SUPPLIED MATERIAL
=====

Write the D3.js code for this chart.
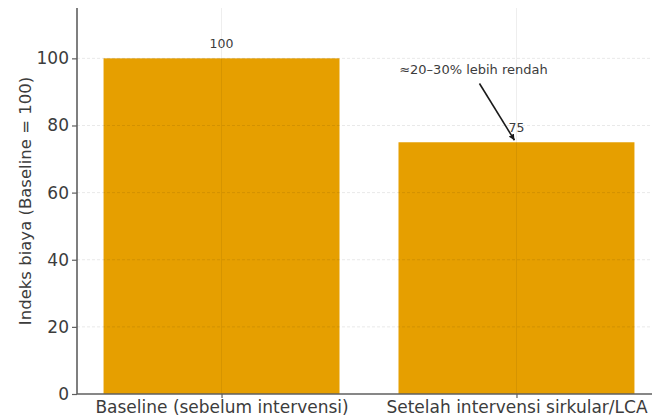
<!DOCTYPE html>
<html>
<head>
<meta charset="utf-8">
<script src="https://cdn.jsdelivr.net/npm/d3@7"></script>
<style>
  html, body { margin: 0; padding: 0; background: #fff; }
  svg { display: block; font-family: "DejaVu Sans", sans-serif; }
</style>
</head>
<body>
<svg id="chart" width="652" height="416"></svg>
<script>
const categories = ["Baseline (sebelum intervensi)", "Setelah intervensi sirkular/LCA"];
const values = [100, 75];
const yTicks = [0, 20, 40, 60, 80, 100];
const yLabel = "Indeks biaya (Baseline = 100)";
const annotationText = "≈20–30% lebih rendah";
const annotationTarget = { category: categories[1], value: 75 };

(function () {
const W = 652, H = 416;
const pLeft = 77, pRight = 661, pTop = 8, pBottom = 394;
const barColor = "#E69F00";
const textColor = "#3c3c3c";
const spineColor = "#5f5f5f";

const svg = d3.select("#chart");

const x = d3.scalePoint().domain(categories).range([pLeft, pRight]).padding(0.49);
const y = d3.scaleLinear().domain([0, 115]).range([pBottom, pTop]);
const barW = x.step() * 0.8;

// bars
svg.append("g").selectAll("rect").data(values).join("rect")
  .attr("x", (d, i) => x(categories[i]) - barW / 2)
  .attr("y", d => y(d))
  .attr("width", barW)
  .attr("height", d => y(0) - y(d))
  .attr("fill", barColor);

// grid (drawn above bars, faint)
const grid = svg.append("g");
grid.selectAll("line.h").data(yTicks.filter(t => t > 0)).join("line")
  .attr("class", "h")
  .attr("x1", pLeft).attr("x2", W)
  .attr("y1", d => y(d)).attr("y2", d => y(d))
  .attr("stroke", "rgba(0,0,0,0.09)")
  .attr("stroke-width", 1)
  .attr("stroke-dasharray", "3,2");
grid.selectAll("line.v").data(categories).join("line")
  .attr("class", "v")
  .attr("x1", d => x(d)).attr("x2", d => x(d))
  .attr("y1", pTop).attr("y2", pBottom)
  .attr("stroke", "rgba(0,0,0,0.07)")
  .attr("stroke-width", 1);

// value labels
svg.append("g").selectAll("text").data(values).join("text")
  .attr("x", (d, i) => x(categories[i]))
  .attr("y", d => y(d) - 10)
  .attr("text-anchor", "middle")
  .attr("font-size", "12.5px")
  .attr("fill", textColor)
  .text(d => d);

// axes
const yAxis = svg.append("g")
  .attr("transform", `translate(${pLeft},0)`)
  .call(d3.axisLeft(y).tickValues(yTicks).tickSize(5).tickPadding(3));
const xAxis = svg.append("g")
  .attr("transform", `translate(0,${pBottom})`)
  .call(d3.axisBottom(x).tickSize(4).tickPadding(3));

[yAxis, xAxis].forEach(g => {
  g.select(".domain").attr("stroke", spineColor).attr("stroke-width", 1.6);
  g.selectAll(".tick line").attr("stroke", spineColor).attr("stroke-width", 1.2);
  g.selectAll(".tick text").attr("fill", textColor).attr("font-size", "17px")
    .attr("font-family", "DejaVu Sans, sans-serif");
});
yAxis.select(".domain").attr("d", `M0,${pBottom}V${pTop}`);
xAxis.select(".domain").attr("d", `M${pLeft},0H${W}`);
xAxis.selectAll(".tick text").attr("dy", "0.71em");

// y label
svg.append("text")
  .attr("transform", `translate(31,${(pTop + pBottom) / 2}) rotate(-90)`)
  .attr("text-anchor", "middle")
  .attr("font-size", "16.5px")
  .attr("fill", textColor)
  .text(yLabel);

// annotation
const tx = x(annotationTarget.category), ty = y(annotationTarget.value);
svg.append("text")
  .attr("x", tx - 43)
  .attr("y", y(95.3))
  .attr("text-anchor", "middle")
  .attr("font-size", "13px")
  .attr("fill", textColor)
  .text(annotationText);

svg.append("defs").append("marker")
  .attr("id", "ah")
  .attr("viewBox", "0 0 10 10")
  .attr("refX", 10).attr("refY", 5)
  .attr("markerWidth", 6).attr("markerHeight", 6)
  .attr("markerUnits", "userSpaceOnUse")
  .attr("orient", "auto")
  .append("path").attr("d", "M0,0L10,5L0,10z").attr("fill", "#1a1a1a");
svg.append("line")
  .attr("x1", tx - 37).attr("y1", y(92.5))
  .attr("x2", tx - 2).attr("y2", ty - 2)
  .attr("stroke", "#1a1a1a")
  .attr("stroke-width", 1.6)
  .attr("marker-end", "url(#ah)");
})();
</script>
</body>
</html>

=====

SHORT EXERCISE
Reproduce the material above verbatim; omit every picture.

RESULT FOR THIS TASK
Write the D3.js code for this chart.
<!DOCTYPE html>
<html>
<head>
<meta charset="utf-8">
<script src="https://cdn.jsdelivr.net/npm/d3@7"></script>
<style>
  html, body { margin: 0; padding: 0; background: #fff; }
  svg { display: block; font-family: "DejaVu Sans", sans-serif; }
</style>
</head>
<body>
<svg id="chart" width="652" height="416"></svg>
<script>
const categories = ["Baseline (sebelum intervensi)", "Setelah intervensi sirkular/LCA"];
const values = [100, 75];
const yTicks = [0, 20, 40, 60, 80, 100];
const yLabel = "Indeks biaya (Baseline = 100)";
const annotationText = "≈20–30% lebih rendah";
const annotationTarget = { category: categories[1], value: 75 };

(function () {
const W = 652, H = 416;
const pLeft = 77, pRight = 661, pTop = 8, pBottom = 394;
const barColor = "#E69F00";
const textColor = "#3c3c3c";
const spineColor = "#5f5f5f";

const svg = d3.select("#chart");

const x = d3.scalePoint().domain(categories).range([pLeft, pRight]).padding(0.49);
const y = d3.scaleLinear().domain([0, 115]).range([pBottom, pTop]);
const barW = x.step() * 0.8;

// bars
svg.append("g").selectAll("rect").data(values).join("rect")
  .attr("x", (d, i) => x(categories[i]) - barW / 2)
  .attr("y", d => y(d))
  .attr("width", barW)
  .attr("height", d => y(0) - y(d))
  .attr("fill", barColor);

// grid (drawn above bars, faint)
const grid = svg.append("g");
grid.selectAll("line.h").data(yTicks.filter(t => t > 0)).join("line")
  .attr("class", "h")
  .attr("x1", pLeft).attr("x2", W)
  .attr("y1", d => y(d)).attr("y2", d => y(d))
  .attr("stroke", "rgba(0,0,0,0.09)")
  .attr("stroke-width", 1)
  .attr("stroke-dasharray", "3,2");
grid.selectAll("line.v").data(categories).join("line")
  .attr("class", "v")
  .attr("x1", d => x(d)).attr("x2", d => x(d))
  .attr("y1", pTop).attr("y2", pBottom)
  .attr("stroke", "rgba(0,0,0,0.07)")
  .attr("stroke-width", 1);

// value labels
svg.append("g").selectAll("text").data(values).join("text")
  .attr("x", (d, i) => x(categories[i]))
  .attr("y", d => y(d) - 10)
  .attr("text-anchor", "middle")
  .attr("font-size", "12.5px")
  .attr("fill", textColor)
  .text(d => d);

// axes
const yAxis = svg.append("g")
  .attr("transform", `translate(${pLeft},0)`)
  .call(d3.axisLeft(y).tickValues(yTicks).tickSize(5).tickPadding(3));
const xAxis = svg.append("g")
  .attr("transform", `translate(0,${pBottom})`)
  .call(d3.axisBottom(x).tickSize(4).tickPadding(3));

[yAxis, xAxis].forEach(g => {
  g.select(".domain").attr("stroke", spineColor).attr("stroke-width", 1.6);
  g.selectAll(".tick line").attr("stroke", spineColor).attr("stroke-width", 1.2);
  g.selectAll(".tick text").attr("fill", textColor).attr("font-size", "17px")
    .attr("font-family", "DejaVu Sans, sans-serif");
});
yAxis.select(".domain").attr("d", `M0,${pBottom}V${pTop}`);
xAxis.select(".domain").attr("d", `M${pLeft},0H${W}`);
xAxis.selectAll(".tick text").attr("dy", "0.71em");

// y label
svg.append("text")
  .attr("transform", `translate(31,${(pTop + pBottom) / 2}) rotate(-90)`)
  .attr("text-anchor", "middle")
  .attr("font-size", "16.5px")
  .attr("fill", textColor)
  .text(yLabel);

// annotation
const tx = x(annotationTarget.category), ty = y(annotationTarget.value);
svg.append("text")
  .attr("x", tx - 43)
  .attr("y", y(95.3))
  .attr("text-anchor", "middle")
  .attr("font-size", "13px")
  .attr("fill", textColor)
  .text(annotationText);

svg.append("defs").append("marker")
  .attr("id", "ah")
  .attr("viewBox", "0 0 10 10")
  .attr("refX", 10).attr("refY", 5)
  .attr("markerWidth", 6).attr("markerHeight", 6)
  .attr("markerUnits", "userSpaceOnUse")
  .attr("orient", "auto")
  .append("path").attr("d", "M0,0L10,5L0,10z").attr("fill", "#1a1a1a");
svg.append("line")
  .attr("x1", tx - 37).attr("y1", y(92.5))
  .attr("x2", tx - 2).attr("y2", ty - 2)
  .attr("stroke", "#1a1a1a")
  .attr("stroke-width", 1.6)
  .attr("marker-end", "url(#ah)");
})();
</script>
</body>
</html>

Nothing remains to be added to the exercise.